## BEGIN
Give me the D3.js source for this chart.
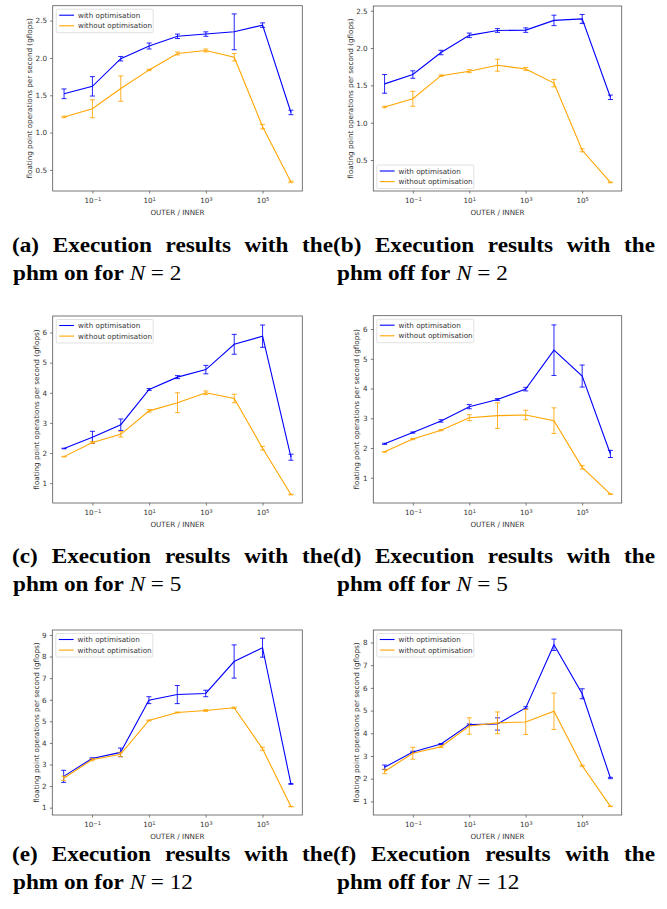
<!DOCTYPE html>
<html>
<head>
<meta charset="utf-8">
<script src="https://cdn.jsdelivr.net/npm/d3@7"></script>
<style>
  body { margin: 0; background: #fff; }
  svg { display: block; }
  .tick text { font-family: "DejaVu Sans", sans-serif; font-size: 7.2px; fill: #333; }
  .tick line { stroke: #444; stroke-width: 0.7; }
</style>
</head>
<body>
<script>
// x values: OUTER / INNER = 10^k
const xValues = [1e-2, 1e-1, 1e0, 1e1, 1e2, 1e3, 1e4, 1e5, 1e6];
const xTickExps = [-1, 1, 3, 5];
const seriesNames = ["with optimisation", "without optimisation"];
const seriesColors = ["blue", "orange"];

// (a) phm on, N = 2
const withA = [1.52, 1.62, 1.99, 2.16, 2.29, 2.32, 2.35, 2.44, 1.27];
const withAErr = [0.065, 0.13, 0.03, 0.04, 0.03, 0.03, 0.24, 0.03, 0.03];
const withoutA = [1.21, 1.32, 1.59, 1.84, 2.06, 2.10, 2.01, 1.08, 0.34];
const withoutAErr = [0.01, 0.12, 0.17, 0.01, 0.02, 0.02, 0.05, 0.03, 0.01];

// (b) phm off, N = 2
const withB = [1.52, 1.645, 1.94, 2.17, 2.235, 2.24, 2.37, 2.39, 1.34];
const withBErr = [0.125, 0.05, 0.03, 0.03, 0.025, 0.03, 0.07, 0.06, 0.03];
const withoutB = [1.21, 1.32, 1.63, 1.69, 1.77, 1.72, 1.53, 0.63, 0.20];
const withoutBErr = [0.01, 0.10, 0.01, 0.02, 0.08, 0.02, 0.05, 0.02, 0.005];

// (c) phm on, N = 5
const withC = [2.15, 2.52, 2.94, 4.11, 4.52, 4.77, 5.61, 5.88, 1.86];
const withCErr = [0.01, 0.2, 0.19, 0.03, 0.05, 0.14, 0.33, 0.37, 0.1];
const withoutC = [1.88, 2.35, 2.62, 3.40, 3.67, 4.00, 3.81, 2.16, 0.62];
const withoutCErr = [0.01, 0.03, 0.09, 0.04, 0.33, 0.06, 0.14, 0.06, 0.01];

// (d) phm off, N = 5
const withD = [2.14, 2.52, 2.91, 3.39, 3.63, 3.98, 5.29, 4.42, 1.80];
const withDErr = [0.02, 0.02, 0.04, 0.07, 0.03, 0.06, 0.85, 0.37, 0.12];
const withoutD = [1.87, 2.30, 2.60, 3.02, 3.09, 3.11, 2.92, 1.35, 0.45];
const withoutDErr = [0.01, 0.02, 0.02, 0.1, 0.43, 0.16, 0.43, 0.06, 0.01];

// (e) phm on, N = 12
const withE = [2.45, 3.28, 3.56, 5.98, 6.24, 6.29, 7.77, 8.41, 2.10];
const withEErr = [0.28, 0.03, 0.2, 0.16, 0.42, 0.15, 0.77, 0.44, 0.02];
const withoutE = [2.36, 3.22, 3.47, 5.04, 5.41, 5.50, 5.63, 3.73, 1.05];
const withoutEErr = [0.1, 0.05, 0.1, 0.02, 0.02, 0.04, 0.03, 0.07, 0.01];

// (f) phm off, N = 12
const withF = [2.50, 3.18, 3.53, 4.38, 4.41, 5.12, 7.90, 5.74, 2.03];
const withFErr = [0.1, 0.03, 0.02, 0.03, 0.27, 0.05, 0.25, 0.22, 0.03];
const withoutF = [2.32, 3.12, 3.41, 4.32, 4.46, 4.50, 4.97, 2.57, 0.78];
const withoutFErr = [0.1, 0.26, 0.04, 0.36, 0.48, 0.55, 0.8, 0.03, 0.01];

const yDomains = [[0.218, 2.70], [0.085, 2.563], [0.34, 6.55], [0.15, 6.45], [0.66, 9.23], [0.40, 8.55]];
const yTicks = [
  [0.5, 1.0, 1.5, 2.0, 2.5], [0.5, 1.0, 1.5, 2.0, 2.5],
  [1, 2, 3, 4, 5, 6], [1, 2, 3, 4, 5, 6],
  [1, 2, 3, 4, 5, 6, 7, 8, 9], [1, 2, 3, 4, 5, 6, 7, 8]
];
const captionLabels = ["(a)", "(b)", "(c)", "(d)", "(e)", "(f)"];
const captionPhm = ["on", "off", "on", "off", "on", "off"];
const captionN = ["2", "2", "5", "5", "12", "12"];

const panels = [
  { mean: [withA, withoutA], err: [withAErr, withoutAErr], fmt: d3.format(".1f") },
  { mean: [withB, withoutB], err: [withBErr, withoutBErr], fmt: d3.format(".1f") },
  { mean: [withC, withoutC], err: [withCErr, withoutCErr], fmt: d3.format("d") },
  { mean: [withD, withoutD], err: [withDErr, withoutDErr], fmt: d3.format("d") },
  { mean: [withE, withoutE], err: [withEErr, withoutEErr], fmt: d3.format("d") },
  { mean: [withF, withoutF], err: [withFErr, withoutFErr], fmt: d3.format("d") }
];

// Axes boxes [x0, x1, y0, y1], y-label x, legend position, caption lines.
const layout = [
  { box: [52.7, 302.3, 5.7, 191], ylab: 29, legend: "upper", cap: [12, 333, 13, 252] },
  { box: [373.3, 621.7, 6, 191], ylab: 350, legend: "lower", cap: [333, 655, 337, 252] },
  { box: [52.7, 302.3, 316, 503], ylab: 36, legend: "upper", cap: [12, 333, 13, 563] },
  { box: [373.3, 621.7, 315.7, 503], ylab: 356, legend: "upper", cap: [333, 655, 337, 563] },
  { box: [52.3, 302.3, 630, 815], ylab: 36, legend: "upper", cap: [12, 333, 13, 861] },
  { box: [373.3, 621.7, 630, 815], ylab: 356, legend: "upper", cap: [333, 655, 337, 861] }
];

const svg = d3.select("body").append("svg")
    .attr("width", 667)
    .attr("height", 909);

const font = "DejaVu Sans, sans-serif";
const serif = "Liberation Serif, Times New Roman, serif";
const capStretch = 1.08;   // Libertine runs wider than Times

panels.forEach((p, i) => {
    const L = layout[i];
    const [x0, x1, y0, y1] = L.box;
    const g = svg.append("g");

    const x = d3.scaleLog()
        .domain([Math.pow(10, -2.4), Math.pow(10, 6.4)])
        .range([x0, x1]);
    const y = d3.scaleLinear()
        .domain(yDomains[i])
        .range([y1, y0]);

    // x axis with 10^k labels
    const xa = g.append("g")
        .attr("transform", `translate(0,${y1})`)
        .call(d3.axisBottom(x)
            .tickValues(xTickExps.map(e => Math.pow(10, e)))
            .tickSize(2.5)
            .tickPadding(4.6)
            .tickFormat(""));
    xa.select(".domain").remove();
    xa.selectAll(".tick text").each(function (d) {
        const t = d3.select(this);
        const e = Math.round(Math.log10(d));
        t.text(null);
        t.append("tspan").text("10");
        t.append("tspan")
            .attr("dy", "-0.45em")
            .style("font-size", "5.2px")
            .text(e < 0 ? "\u2212" + (-e) : e);
    });

    // y axis
    const ya = g.append("g")
        .attr("transform", `translate(${x0},0)`)
        .call(d3.axisLeft(y)
            .tickValues(yTicks[i])
            .tickSize(2.5)
            .tickPadding(3.2)
            .tickFormat(p.fmt));
    ya.select(".domain").remove();

    g.append("rect")
        .attr("x", x0).attr("y", y0)
        .attr("width", x1 - x0).attr("height", y1 - y0)
        .attr("fill", "none")
        .attr("stroke", "#555")
        .attr("stroke-width", 0.8);

    g.append("text")
        .attr("x", (x0 + x1) / 2)
        .attr("y", y1 + 23.6)
        .attr("text-anchor", "middle")
        .style("font-family", font)
        .style("font-size", "7.2px")
        .attr("fill", "#333")
        .text("OUTER / INNER");

    g.append("text")
        .attr("transform", `translate(${L.ylab},${(y0 + y1) / 2}) rotate(-90)`)
        .attr("text-anchor", "middle")
        .attr("dy", "0.35em")
        .style("font-family", font)
        .style("font-size", "7.2px")
        .attr("fill", "#333")
        .text("floating point operations per second (gflops)");

    // series: line + error bars
    p.mean.forEach((vals, s) => {
        const color = seriesColors[s];
        const pts = xValues.map((xv, k) => ({ x: xv, v: vals[k], e: p.err[s][k] }));
        const line = d3.line().x(d => x(d.x)).y(d => y(d.v));
        g.append("path")
            .datum(pts)
            .attr("d", line)
            .attr("fill", "none")
            .attr("stroke", color)
            .attr("stroke-width", 1.1);

        const eb = g.append("g")
            .attr("stroke", color)
            .attr("stroke-width", 1)
            .attr("stroke-opacity", 0.85);
        pts.forEach(d => {
            const cx = x(d.x);
            eb.append("line")
                .attr("x1", cx).attr("x2", cx)
                .attr("y1", y(d.v - d.e)).attr("y2", y(d.v + d.e));
            [d.v - d.e, d.v + d.e].forEach(c => {
                eb.append("line")
                    .attr("x1", cx - 2.5).attr("x2", cx + 2.5)
                    .attr("y1", y(c)).attr("y2", y(c));
            });
        });
    });

    // legend
    const ly = L.legend === "upper" ? y0 + 3.5 : y1 - 26;
    const lg = g.append("g").attr("transform", `translate(${x0 + 3.5},${ly})`);
    lg.append("rect")
        .attr("width", 97).attr("height", 23.5).attr("rx", 1.5)
        .attr("fill", "white").attr("fill-opacity", 0.8)
        .attr("stroke", "#ccc").attr("stroke-width", 0.6);
    seriesNames.forEach((name, s) => {
        const ry = 6 + s * 10.6;
        lg.append("line")
            .attr("x1", 3).attr("x2", 17.8)
            .attr("y1", ry).attr("y2", ry)
            .attr("stroke", seriesColors[s]).attr("stroke-width", 1.1);
        lg.append("text")
            .attr("x", 21.8).attr("y", ry).attr("dy", "0.35em")
            .style("font-family", font).style("font-size", "7.2px")
            .attr("fill", "#333")
            .text(name);
    });

    // caption: justified first line, left-aligned second line
    const [cl, cr, c2, base] = L.cap;
    const words = [captionLabels[i], "Execution", "results", "with", "the"];
    const nodes = words.map(w => svg.append("text")
        .style("font-family", serif)
        .style("font-size", "21.5px")
        .style("font-weight", "bold")
        .text(w));
    const widths = nodes.map(n => n.node().getComputedTextLength() * capStretch);
    const gap = (cr - cl - d3.sum(widths)) / (words.length - 1);
    let cx = cl;
    nodes.forEach((n, k) => {
        n.attr("transform", `translate(${cx},${base}) scale(${capStretch},1)`);
        cx += widths[k] + gap;
    });

    const t2 = svg.append("text")
        .attr("transform", `translate(${c2},${base + 27.5}) scale(${capStretch},1)`)
        .style("font-family", serif)
        .style("font-size", "21.5px")
        .style("font-weight", "bold");
    t2.append("tspan").text(`phm ${captionPhm[i]} for`);
    t2.append("tspan").attr("dx", 5.5).style("font-style", "italic").style("font-weight", "normal").text("N");
    t2.append("tspan").attr("dx", 5).style("font-weight", "normal").text("=");
    t2.append("tspan").attr("dx", 5.5).style("font-weight", "normal").text(captionN[i]);
});
</script>
</body>
</html>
## END
Starting at the top of the listing above, reproduce each line up to and including the one with "0.43, 0.06, 0.01];"; omit the pictures.

Give me the D3.js source for this chart.
<!DOCTYPE html>
<html>
<head>
<meta charset="utf-8">
<script src="https://cdn.jsdelivr.net/npm/d3@7"></script>
<style>
  body { margin: 0; background: #fff; }
  svg { display: block; }
  .tick text { font-family: "DejaVu Sans", sans-serif; font-size: 7.2px; fill: #333; }
  .tick line { stroke: #444; stroke-width: 0.7; }
</style>
</head>
<body>
<script>
// x values: OUTER / INNER = 10^k
const xValues = [1e-2, 1e-1, 1e0, 1e1, 1e2, 1e3, 1e4, 1e5, 1e6];
const xTickExps = [-1, 1, 3, 5];
const seriesNames = ["with optimisation", "without optimisation"];
const seriesColors = ["blue", "orange"];

// (a) phm on, N = 2
const withA = [1.52, 1.62, 1.99, 2.16, 2.29, 2.32, 2.35, 2.44, 1.27];
const withAErr = [0.065, 0.13, 0.03, 0.04, 0.03, 0.03, 0.24, 0.03, 0.03];
const withoutA = [1.21, 1.32, 1.59, 1.84, 2.06, 2.10, 2.01, 1.08, 0.34];
const withoutAErr = [0.01, 0.12, 0.17, 0.01, 0.02, 0.02, 0.05, 0.03, 0.01];

// (b) phm off, N = 2
const withB = [1.52, 1.645, 1.94, 2.17, 2.235, 2.24, 2.37, 2.39, 1.34];
const withBErr = [0.125, 0.05, 0.03, 0.03, 0.025, 0.03, 0.07, 0.06, 0.03];
const withoutB = [1.21, 1.32, 1.63, 1.69, 1.77, 1.72, 1.53, 0.63, 0.20];
const withoutBErr = [0.01, 0.10, 0.01, 0.02, 0.08, 0.02, 0.05, 0.02, 0.005];

// (c) phm on, N = 5
const withC = [2.15, 2.52, 2.94, 4.11, 4.52, 4.77, 5.61, 5.88, 1.86];
const withCErr = [0.01, 0.2, 0.19, 0.03, 0.05, 0.14, 0.33, 0.37, 0.1];
const withoutC = [1.88, 2.35, 2.62, 3.40, 3.67, 4.00, 3.81, 2.16, 0.62];
const withoutCErr = [0.01, 0.03, 0.09, 0.04, 0.33, 0.06, 0.14, 0.06, 0.01];

// (d) phm off, N = 5
const withD = [2.14, 2.52, 2.91, 3.39, 3.63, 3.98, 5.29, 4.42, 1.80];
const withDErr = [0.02, 0.02, 0.04, 0.07, 0.03, 0.06, 0.85, 0.37, 0.12];
const withoutD = [1.87, 2.30, 2.60, 3.02, 3.09, 3.11, 2.92, 1.35, 0.45];
const withoutDErr = [0.01, 0.02, 0.02, 0.1, 0.43, 0.16, 0.43, 0.06, 0.01];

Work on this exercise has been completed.